Topics

moderated Downtime on Monday, September 21, 2020 #postmortem


 

Hi All,

Here's a summary of what happened during the email outage on Monday and the steps I'm taking to address it.

What Happened

I noticed around 9am that the program that sends emails, called karld, had crashed and restarted several times during the night. I had not been paged. Checking the mail queue, it appeared that there were a large number of emails that had not been sent. I began to investigate.

karld was running out of memory and restarting. It would only be able to send a few emails before each restart. I initially believed it was because there were about 600k messages to gmail.com addresses waiting to be sent (of a total of 900k messages in the queue), and we simply didn't have enough memory to support that. At the time I thought it was an issue with delivering email to Gmail that was the main problem.

As a short term measure, I greatly increased the swap on the main email sending machine, to try and clear the message backlog. I also decreased the number of outbound email connections. This started to clear the backlog, but tripped another issue; the machine was now running out of socket resources, which had never happened before. I increased the kernel socket resource limits and that allowed the backlog to continue to drain. But I noticed that email to gmail.com was not being sent in any significant numbers, so the backlog was not draining quickly. Restarting the karld process would cause some gmail.com messages to be sent, so I began restarting the process every few minutes, while I tried to puzzle out what was happening. I discovered two inter-related bugs.

I discovered that a change I made last week introduced a bug where we were including a large amount of extra, unneeded data with every recipient for each message. This greatly increased the memory usage of the system. This did not cause a problem until sometime early Monday morning, when enough messages were in the unsent queue that karld started taking up too much memory.

But that didn't explain the initial reason that messages were not being sent, which I had initially thought was caused by an intermittent Gmail delivery issue. In reality, it was caused by a second bug, also caused by the change I made last week. We have to track how many concurrent connections we have to each email service, because many services restrict the number of connections we can have to them. This second bug was causing an accounting issue where we would lose track of how many open connections we had with each email service. In some cases, we thought we had open connections, when we actually had none. Specifically, this was triggered for Gmail, and it meant that we weren't sending many messages to them. Which caused the large number of unsent messages, which in turn caused the out of memory issue.

I fixed these bugs, and the email queue was back to normal by around 2pm.

Changes Already Made

  • I fixed the two bugs at the root of the downtime.
  • I re-enabled monitoring of karld, which I had disabled last week for an unrelated issue.
  • During the downtime, I discovered that status.groups.io was not working.
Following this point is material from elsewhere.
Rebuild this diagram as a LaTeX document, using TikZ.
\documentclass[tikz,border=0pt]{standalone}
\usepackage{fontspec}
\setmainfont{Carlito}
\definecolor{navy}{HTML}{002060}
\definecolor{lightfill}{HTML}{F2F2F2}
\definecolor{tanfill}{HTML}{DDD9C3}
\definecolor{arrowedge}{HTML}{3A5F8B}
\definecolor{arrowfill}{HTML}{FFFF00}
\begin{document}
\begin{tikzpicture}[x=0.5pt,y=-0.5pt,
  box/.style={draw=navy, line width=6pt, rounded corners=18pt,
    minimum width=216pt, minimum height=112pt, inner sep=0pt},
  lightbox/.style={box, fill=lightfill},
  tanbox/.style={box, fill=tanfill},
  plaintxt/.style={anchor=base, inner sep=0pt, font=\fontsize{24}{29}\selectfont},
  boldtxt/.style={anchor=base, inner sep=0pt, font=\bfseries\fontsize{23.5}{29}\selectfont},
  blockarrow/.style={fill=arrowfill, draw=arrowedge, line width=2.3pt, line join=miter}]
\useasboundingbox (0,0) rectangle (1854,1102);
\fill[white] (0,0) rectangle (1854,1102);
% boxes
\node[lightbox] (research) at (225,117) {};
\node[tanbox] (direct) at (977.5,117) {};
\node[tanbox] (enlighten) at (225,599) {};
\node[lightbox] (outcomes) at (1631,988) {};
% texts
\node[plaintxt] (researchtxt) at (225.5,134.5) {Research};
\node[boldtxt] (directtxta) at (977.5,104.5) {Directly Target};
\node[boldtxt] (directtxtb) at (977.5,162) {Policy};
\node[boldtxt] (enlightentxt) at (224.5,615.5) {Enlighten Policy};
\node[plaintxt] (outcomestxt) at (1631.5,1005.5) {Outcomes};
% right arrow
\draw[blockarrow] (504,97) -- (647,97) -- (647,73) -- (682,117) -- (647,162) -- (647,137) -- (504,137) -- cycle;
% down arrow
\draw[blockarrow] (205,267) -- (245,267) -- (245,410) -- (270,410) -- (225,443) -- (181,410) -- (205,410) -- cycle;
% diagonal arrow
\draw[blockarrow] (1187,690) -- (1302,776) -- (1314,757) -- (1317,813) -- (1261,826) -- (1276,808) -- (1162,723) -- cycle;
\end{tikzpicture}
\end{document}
I fixed the DNS issue causing that and that website is back up.
  • I fixed several inaccurate metrics on the karld internal dashboard, which will help diagnose issues in the future.

Changes Still To Be Made

  • I am going to accelerate the addition of a second karld instance. Emails from beta are already being sent from the new instance.
  • I am going to make it easier to add a status banner to the website. Right now it requires a software release, which is an unnecessary speed bump when I'm diagnosing a problem.
  • I am going to automate posting of issues to the status.groups.io page. Right now, it has to be done by hand, which means it doesn't get done.
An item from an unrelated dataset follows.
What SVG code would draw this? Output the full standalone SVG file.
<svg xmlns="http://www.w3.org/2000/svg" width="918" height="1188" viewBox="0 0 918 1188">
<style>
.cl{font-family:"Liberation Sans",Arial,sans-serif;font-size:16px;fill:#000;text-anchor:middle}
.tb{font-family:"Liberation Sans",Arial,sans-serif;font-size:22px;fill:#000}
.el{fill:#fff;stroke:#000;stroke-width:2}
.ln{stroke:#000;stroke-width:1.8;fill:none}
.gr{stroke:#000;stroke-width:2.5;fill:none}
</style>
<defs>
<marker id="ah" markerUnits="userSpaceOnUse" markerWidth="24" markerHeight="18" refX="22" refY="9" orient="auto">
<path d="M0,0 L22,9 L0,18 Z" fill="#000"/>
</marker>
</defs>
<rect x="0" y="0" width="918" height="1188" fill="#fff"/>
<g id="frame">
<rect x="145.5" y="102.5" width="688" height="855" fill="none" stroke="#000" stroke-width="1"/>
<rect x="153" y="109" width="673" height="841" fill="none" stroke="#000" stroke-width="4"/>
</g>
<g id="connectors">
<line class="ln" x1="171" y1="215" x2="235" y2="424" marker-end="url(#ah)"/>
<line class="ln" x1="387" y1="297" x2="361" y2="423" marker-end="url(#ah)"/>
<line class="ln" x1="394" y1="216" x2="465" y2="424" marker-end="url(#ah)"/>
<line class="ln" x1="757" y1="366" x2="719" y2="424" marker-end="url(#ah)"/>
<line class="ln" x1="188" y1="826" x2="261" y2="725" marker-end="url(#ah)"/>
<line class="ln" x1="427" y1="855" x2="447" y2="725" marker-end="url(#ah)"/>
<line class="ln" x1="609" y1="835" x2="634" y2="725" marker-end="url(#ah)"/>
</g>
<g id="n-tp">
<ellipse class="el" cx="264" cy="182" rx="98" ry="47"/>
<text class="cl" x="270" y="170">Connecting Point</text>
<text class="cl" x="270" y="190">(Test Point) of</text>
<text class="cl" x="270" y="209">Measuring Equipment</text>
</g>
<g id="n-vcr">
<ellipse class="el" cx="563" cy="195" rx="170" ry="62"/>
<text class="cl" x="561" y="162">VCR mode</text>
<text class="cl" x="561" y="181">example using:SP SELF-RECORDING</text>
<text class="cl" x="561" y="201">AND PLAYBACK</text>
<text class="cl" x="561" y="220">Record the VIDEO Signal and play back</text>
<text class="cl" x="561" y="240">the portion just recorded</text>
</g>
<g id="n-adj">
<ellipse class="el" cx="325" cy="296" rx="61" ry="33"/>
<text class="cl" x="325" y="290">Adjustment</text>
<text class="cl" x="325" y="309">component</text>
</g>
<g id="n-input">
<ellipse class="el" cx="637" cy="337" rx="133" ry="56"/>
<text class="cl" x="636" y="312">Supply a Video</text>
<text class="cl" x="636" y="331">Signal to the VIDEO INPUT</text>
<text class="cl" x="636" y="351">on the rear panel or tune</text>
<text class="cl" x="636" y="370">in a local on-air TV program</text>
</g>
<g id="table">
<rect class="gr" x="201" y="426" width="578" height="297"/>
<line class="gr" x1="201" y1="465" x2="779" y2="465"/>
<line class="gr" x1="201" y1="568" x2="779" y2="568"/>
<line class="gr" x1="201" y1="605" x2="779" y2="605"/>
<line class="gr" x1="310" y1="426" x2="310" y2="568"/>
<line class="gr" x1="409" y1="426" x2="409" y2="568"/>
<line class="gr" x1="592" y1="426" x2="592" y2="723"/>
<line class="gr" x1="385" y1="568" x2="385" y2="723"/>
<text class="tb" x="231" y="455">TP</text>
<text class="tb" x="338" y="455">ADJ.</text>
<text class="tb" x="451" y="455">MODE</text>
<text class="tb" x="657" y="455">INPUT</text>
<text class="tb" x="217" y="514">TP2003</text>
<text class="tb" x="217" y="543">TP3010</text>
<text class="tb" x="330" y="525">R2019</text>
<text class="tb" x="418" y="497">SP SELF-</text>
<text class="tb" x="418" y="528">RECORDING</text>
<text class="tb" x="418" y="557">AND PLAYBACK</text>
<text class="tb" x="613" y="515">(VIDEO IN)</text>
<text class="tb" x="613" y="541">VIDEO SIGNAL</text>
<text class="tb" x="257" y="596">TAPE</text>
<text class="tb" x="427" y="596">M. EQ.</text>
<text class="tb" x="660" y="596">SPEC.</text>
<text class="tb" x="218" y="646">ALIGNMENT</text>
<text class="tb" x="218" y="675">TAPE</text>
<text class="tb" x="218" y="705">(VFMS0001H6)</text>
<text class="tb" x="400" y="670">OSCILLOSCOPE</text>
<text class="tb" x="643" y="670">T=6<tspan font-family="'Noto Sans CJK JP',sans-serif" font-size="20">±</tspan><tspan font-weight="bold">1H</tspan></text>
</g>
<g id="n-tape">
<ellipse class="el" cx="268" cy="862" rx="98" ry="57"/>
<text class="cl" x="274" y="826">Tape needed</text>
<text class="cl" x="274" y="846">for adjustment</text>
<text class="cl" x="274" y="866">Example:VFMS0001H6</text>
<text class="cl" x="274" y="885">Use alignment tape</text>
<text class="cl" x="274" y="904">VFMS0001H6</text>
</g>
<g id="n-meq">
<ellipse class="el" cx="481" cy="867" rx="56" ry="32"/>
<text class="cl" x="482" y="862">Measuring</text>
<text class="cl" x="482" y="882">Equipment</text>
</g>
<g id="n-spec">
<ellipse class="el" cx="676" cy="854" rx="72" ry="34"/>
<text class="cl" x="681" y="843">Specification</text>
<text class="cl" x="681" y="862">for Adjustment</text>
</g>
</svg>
Please let me know if you have any questions.

Thanks, Mark


Andy
 

What is "status.groups.io"?

When I go there, it says (among other things):

    Sep 20, 2020
    No incidents reported.

Seriously?

I guess you're saying things get reported only when you manually enter them, which tends to be never.  Got it.

Andy


RCardona
 

Andy,

Reread the 21 Sept message. . .  status.groups.io is listed under the section, "Changes Still to be Made."  

Give the man some time to implement it.

Rob


On Sat, Sep 26, 2020 at 05:18 PM, Andy wrote:
What is "status.groups.io"?
When I go there, it says (among other things):
    Sep 20, 2020
    No incidents reported.

Seriously?
I guess you're saying things get reported only when you manually enter them, which tends to be never.  Got it.

Andy